Mario Becerra

Pi estimation using simulation

There are many ways to estimate the value of \(\pi\), some more efficient than others. One of them is using Monte Carlo simulation. The idea is that if you have a circle of radius 1, it will have an area of \(\pi\). You can fit a circle within a square of area 4, such that they both have a centroid in the origin, like shown in the following image.

Then, if one simulates \(N\) points in the square, counts how many were inside the circle (\(N_{in}\)) and computes \(\frac{N_{in}}{N}\), one gets a number close to \(\frac{\pi}{4}\). And the bigger \(N\) gets, the closer one is to the real value of \(\pi\). So, to estimate \(\pi\), one computes \(4\frac{N_{in}}{N}\). An example of the simulated points can be seen in the following figure (done in R).

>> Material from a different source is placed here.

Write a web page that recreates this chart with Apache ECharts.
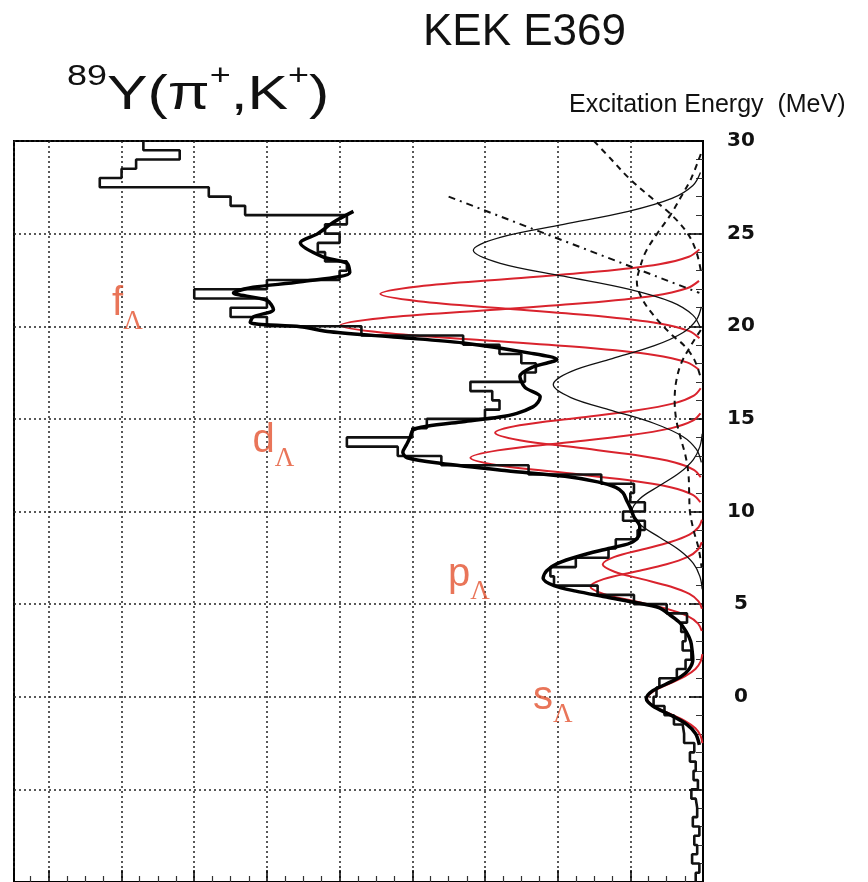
<!DOCTYPE html>
<html>
<head>
<meta charset="utf-8">
<script src="https://cdn.jsdelivr.net/npm/echarts@6/dist/echarts.min.js"></script>
<style>
  html, body { margin: 0; padding: 0; background: #fff; }
  #chart { width: 868px; height: 882px; }
</style>
</head>
<body>
<div id="chart"></div>
<script>
// ---- 89Y(pi+,K+) hypernuclear spectrum, drawn sideways: energy up, counts to the left ----

// energy axis tick labels (MeV)
const energyTicks = [0, 5, 10, 15, 20, 25, 30];

// histogram: 0.5 MeV bins starting at -10 MeV
const binLow = -10;
const binWidth = 0.5;
const histCounts = [
  1.0, 0.5, 1.5, 0.8, 1.2, 0.5, 1.4, 0.8, 1.0, 1.6,
  0.7, 1.3, 1.0, 1.8, 1.2, 2.6, 2.8, 4.0, 5.3, 6.8,
  6.4, 6.0, 3.6, 2.4, 1.6, 2.8, 2.4, 3.0, 2.2, 5.0,
  9.5, 14.5, 20.5, 21.0, 17.5, 13.0, 12.0, 9.0, 8.0, 11.0,
  8.0, 10.0, 9.5, 14.0, 24.0, 36.0, 42.0, 49.0, 40.0, 38.0,
  30.0, 28.0, 29.0, 32.0, 24.5, 23.0, 25.0, 28.0, 33.0, 47.0,
  60.0, 65.0, 60.0, 70.0, 60.0, 50.0, 49.0, 52.0, 53.0, 50.0,
  52.0, 49.0, 63.0, 65.0, 68.0, 83.0, 80.0, 78.0, 72.0, 77.0
];

// total fit: [energy, counts]
const fitTotal = [
  [-2.6, 0.5], [-2.0, 1.0], [-1.5, 2.2], [-1.0, 4.4], [-0.5, 6.9], [-0.1, 7.8],
  [0.3, 7.0], [0.7, 5.0], [1.1, 3.0], [1.5, 1.9], [2.0, 1.4], [2.5, 1.5],
  [3.0, 1.7], [3.5, 2.3], [4.0, 3.2], [4.4, 4.5], [4.8, 6.0], [5.1, 9.5],
  [5.4, 13.5], [5.7, 17.5], [6.0, 20.5], [6.4, 22.0], [6.8, 21.5], [7.2, 20.0],
  [7.6, 17.0], [8.0, 13.0], [8.3, 10.0], [8.7, 8.8], [9.2, 8.7], [9.7, 9.5],
  [10.2, 10.0], [10.6, 10.5], [11.0, 11.0], [11.3, 12.0], [11.6, 14.5], [11.9, 19.0],
  [12.2, 27.0], [12.6, 36.2], [12.9, 40.7], [13.2, 41.3], [13.6, 40.8], [14.0, 40.3],
  [14.4, 39.9], [14.6, 38.0], [14.85, 33.0], [15.1, 28.0], [15.3, 25.6], [15.65, 23.4],
  [15.9, 22.7], [16.2, 22.4], [16.7, 24.5], [17.3, 25.2], [17.8, 23.4], [18.2, 20.1],
  [18.55, 23.8], [19.1, 33.0], [19.4, 42.0], [19.7, 51.3], [19.97, 55.4], [20.2, 62.3],
  [20.5, 61.9], [20.9, 59.1], [21.4, 60.0], [21.8, 64.6], [22.1, 61.9], [22.4, 55.4],
  [22.9, 48.6], [23.4, 49.0], [23.75, 52.3], [24.5, 55.4], [25.0, 53.0], [25.6, 50.9],
  [26.2, 48.1]
];

// Lambda single-particle peaks (s, p, d, f): [energy, counts]
const peakS = [
  [-2.5, 0.09], [-2.1, 0.34], [-1.7, 1.04], [-1.3, 2.5], [-0.9, 4.67], [-0.5, 6.8], [-0.1, 7.7],
  [0.3, 6.8], [0.7, 4.67], [1.1, 2.5], [1.5, 1.04], [1.9, 0.34], [2.3, 0.09]
];
const peakP1 = [
  [3.55, 0.17], [3.95, 0.68], [4.35, 2.1], [4.75, 5.03], [5.15, 9.4], [5.55, 13.68], [5.95, 15.5],
  [6.35, 13.68], [6.75, 9.4], [7.15, 5.03], [7.55, 2.1], [7.95, 0.68], [8.35, 0.17]
];
const peakP2 = [
  [4.75, 0.15], [5.15, 0.61], [5.55, 1.87], [5.95, 4.48], [6.35, 8.37], [6.75, 12.18], [7.15, 13.8],
  [7.55, 12.18], [7.95, 8.37], [8.35, 4.48], [8.75, 1.87], [9.15, 0.61], [9.55, 0.15]
];
const peakD1 = [
  [10.5, 0.36], [10.9, 1.4], [11.3, 4.33], [11.7, 10.39], [12.1, 19.41], [12.5, 28.24], [12.9, 32.0],
  [13.3, 28.24], [13.7, 19.41], [14.1, 10.39], [14.5, 4.33], [14.9, 1.4], [15.3, 0.36]
];
const peakD2 = [
  [11.85, 0.32], [12.25, 1.26], [12.65, 3.87], [13.05, 9.29], [13.45, 17.35], [13.85, 25.24], [14.25, 28.6],
  [14.65, 25.24], [15.05, 17.35], [15.45, 9.29], [15.85, 3.87], [16.25, 1.26], [16.65, 0.32]
];
const peakF1 = [
  [17.65, 0.55], [18.05, 2.19], [18.45, 6.75], [18.85, 16.2], [19.25, 30.26], [19.65, 44.04], [20.05, 49.9],
  [20.45, 44.04], [20.85, 30.26], [21.25, 16.2], [21.65, 6.75], [22.05, 2.19], [22.45, 0.55]
];
const peakF2 = [
  [19.35, 0.49], [19.75, 1.95], [20.15, 6.01], [20.55, 14.42], [20.95, 26.93], [21.35, 39.18], [21.75, 44.4],
  [22.15, 39.18], [22.55, 26.93], [22.95, 14.42], [23.35, 6.01], [23.75, 1.95], [24.15, 0.49]
];

// broader components (thin black)
const broadG1 = [
  [19.9, 0.35], [20.6, 1.39], [21.3, 4.28], [22.0, 10.26], [22.7, 19.17], [23.4, 27.89], [24.1, 31.6],
  [24.8, 27.89], [25.5, 19.17], [26.2, 10.26], [26.9, 4.28], [27.6, 1.39], [28.3, 0.35]
];
const broadG2 = [
  [12.65, 0.23], [13.35, 0.9], [14.05, 2.79], [14.75, 6.69], [15.45, 12.49], [16.15, 18.18], [16.85, 20.6],
  [17.55, 18.18], [18.25, 12.49], [18.95, 6.69], [19.65, 2.79], [20.35, 0.9], [21.05, 0.23]
];
const broadG3 = [
  [5.8, 0.11], [6.5, 0.43], [7.2, 1.33], [7.9, 3.18], [8.6, 5.94], [9.3, 8.65], [10.0, 9.8],
  [10.7, 8.65], [11.4, 5.94], [12.1, 3.18], [12.8, 1.33], [13.5, 0.43], [14.2, 0.11]
];

// dashed components and dash-dotted background
const dashUpper = [
  [30.0, 15.0], [29.0, 12.6], [28.0, 10.2], [27.0, 7.3], [26.0, 4.3], [25.0, 2.1], [24.0, 0.9], [23.0, 0.3]
];
const dashMid = [
  [29.3, 0.3], [28.0, 1.6], [27.0, 3.0], [26.0, 4.5], [25.0, 6.3], [24.0, 7.9], [23.0, 8.8],
  [22.4, 9.1], [21.5, 8.4], [20.5, 6.6], [19.5, 4.2], [19.0, 2.7], [18.2, 1.2], [17.2, 0.3]
];
const dashLow = [
  [19.8, 0.3], [19.0, 1.6], [18.0, 3.0], [17.0, 3.7], [16.0, 3.9], [15.0, 3.7], [14.0, 3.1],
  [13.0, 2.4], [12.0, 2.0], [11.0, 1.9], [10.0, 1.8], [9.0, 1.3], [8.0, 0.6], [7.0, 0.2]
];
const background = [[27.0, 35.0], [21.8, 0.5]];

// shell labels: [counts, energy, orbital letter]
const shellTags = [
  [81.3, 20.9, 'f'],
  [62.0, 13.5, 'd'],
  [35.1, 6.3, 'p'],
  [23.4, -0.35, 's']
];

// ---- build series ----
const RED = '#d9232d';
const LABEL_RED = '#e4532f';

function toXY(pts) { return pts.map(p => [p[1], p[0]]); }

function curve(pts, color, width, type, z, smooth) {
  return {
    type: 'line', data: toXY(pts), smooth: smooth === undefined ? 0.35 : smooth,
    showSymbol: false, silent: true, z: z,
    lineStyle: { color: color, width: width, type: type || 'solid' }
  };
}

const histPath = [];
histCounts.forEach((c, i) => {
  const lo = binLow + i * binWidth;
  histPath.push([c, lo], [c, lo + binWidth]);
});

const series = [];
[peakS, peakP1, peakP2, peakD1, peakD2, peakF1, peakF2].forEach(p => series.push(curve(p, RED, 2, 'solid', 3)));
[broadG1, broadG2, broadG3].forEach(p => series.push(curve(p, '#111', 1.3, 'solid', 3)));
[dashUpper, dashMid, dashLow].forEach(p => series.push(curve(p, '#111', 2, [6, 5], 3)));
series.push(curve(background, '#111', 2, [7, 5, 2, 5], 3, false));
series.push({
  type: 'line', data: histPath, showSymbol: false, silent: true, z: 4,
  lineStyle: { color: '#111', width: 2.6 }
});
series.push(curve(fitTotal, '#000', 3.5, 'solid', 5, 0.3));
series.push({
  type: 'scatter', symbolSize: 0, silent: true, z: 6,
  data: shellTags.map(t => ({ value: [t[0], t[1]], name: t[2] })),
  label: {
    show: true, position: 'right', distance: 0,
    formatter: p => '{m|' + p.name + '}{s|Λ}',
    rich: {
      m: { fontFamily: 'Liberation Sans', fontSize: 40, color: LABEL_RED, verticalAlign: 'top', lineHeight: 51 },
      s: { fontFamily: 'Liberation Serif', fontSize: 27, color: LABEL_RED, verticalAlign: 'bottom', lineHeight: 27 }
    }
  }
});

const chart = echarts.init(document.getElementById('chart'), null, { renderer: 'canvas' });
chart.setOption({
  animation: false,
  backgroundColor: '#fff',
  title: [
    {
      text: 'KEK E369', left: 418, top: 6,
      textStyle: { fontFamily: 'Liberation Sans', fontSize: 44, fontWeight: 'normal', color: '#111' }
    },
    {
      text: 'Excitation Energy  (MeV)', left: 564, top: 88,
      textStyle: { fontFamily: 'Liberation Sans', fontSize: 25, fontWeight: 'normal', color: '#111' }
    }
  ],
  graphic: [
    {
      type: 'text', x: 67, y: 62, scaleX: 1.24, scaleY: 1, silent: true,
      style: {
        text: '{sup|89}{m|Y(π}{sup|+}{m|,K}{sup|+}{m|)}',
        align: 'left', verticalAlign: 'top',
        rich: {
          m: { fontFamily: 'Liberation Sans', fontSize: 49, fontWeight: 'normal', fill: '#111', verticalAlign: 'bottom', lineHeight: 58 },
          sup: { fontFamily: 'Liberation Sans', fontSize: 29, fontWeight: 'normal', fill: '#111', verticalAlign: 'top', lineHeight: 30 }
        }
      }
    }
  ],
  grid: {
    left: 14, right: 165, top: 141, bottom: 0,
    show: true, borderColor: '#000', borderWidth: 2, backgroundColor: 'transparent'
  },
  xAxis: {
    type: 'value', inverse: true, min: 0, max: 94.8, interval: 10,
    axisLine: { show: true, onZero: false, lineStyle: { color: '#000', width: 2 } },
    axisTick: { show: true, inside: true, length: 12, lineStyle: { color: '#000', width: 1.5 } },
    minorTick: { show: true, splitNumber: 4, length: 6, lineStyle: { color: '#333', width: 1.2 } },
    axisLabel: { show: false },
    splitLine: { show: true, lineStyle: { color: '#222', width: 1.5, type: [2, 3] } }
  },
  yAxis: {
    type: 'value', position: 'right', min: -10, max: 30, interval: 5,
    axisLine: { show: true, onZero: false, lineStyle: { color: '#000', width: 2 } },
    axisTick: { show: true, inside: true, length: 14, lineStyle: { color: '#000', width: 1.5 } },
    minorTick: { show: true, splitNumber: 5, length: 7, lineStyle: { color: '#333', width: 1 } },
    axisLabel: {
      show: true, margin: 38, align: 'center',
      fontFamily: 'DejaVu Sans', fontWeight: 'bold', fontSize: 20, color: '#111',
      formatter: v => energyTicks.indexOf(v) >= 0 ? String(v) : ''
    },
    splitLine: { show: true, lineStyle: { color: '#222', width: 1.5, type: [2, 3] } }
  },
  series: series
});
</script>
</body>
</html>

tibble(x = runif(10000, -1, 1),
               y = runif(10000, -1, 1)) %>% 
  mutate(inside = x^2 + y^2 < 1) %>% 
  ggplot() +
  geom_point(aes(x, y, color = inside), size = 0.5) +
  coord_equal() +
  theme_bw()

Now, let’s see how close we get to the value of \(\pi\) as we use more and more points. The following image shows the estimate that we get for each \(N\). We can see that as \(N\) grows, we get closer and closer to the real value shown with the red horizontal line.

N <- 100000

data <- tibble(x = runif(N, -1, 1),
               y = runif(N, -1, 1)) %>% 
  mutate(inside = x^2 + y^2 < 1)

sizes <- seq(100, N, 400)

estimate <- sapply(sizes, function(n){
  data2 <- data %>% 
    sample_n(n) 
  4*sum(data2$inside)/nrow(data2)
})


tibble(size = sizes,
       estimate = estimate) %>% 
  ggplot(aes(size, estimate)) +
  geom_hline(yintercept = pi, size = 0.3, color = 'red') +
  geom_point(size = 0.3) +
  geom_line(group = 1, color = 'dark grey', alpha = 0.5) +
  theme_bw()

We can see that the rate of convergence is slow. We had to simulate many points to get relatively close to the value of \(\pi\). There are many more efficient methods to do this, but it’s nice to see how with simulation we can get also estimate it.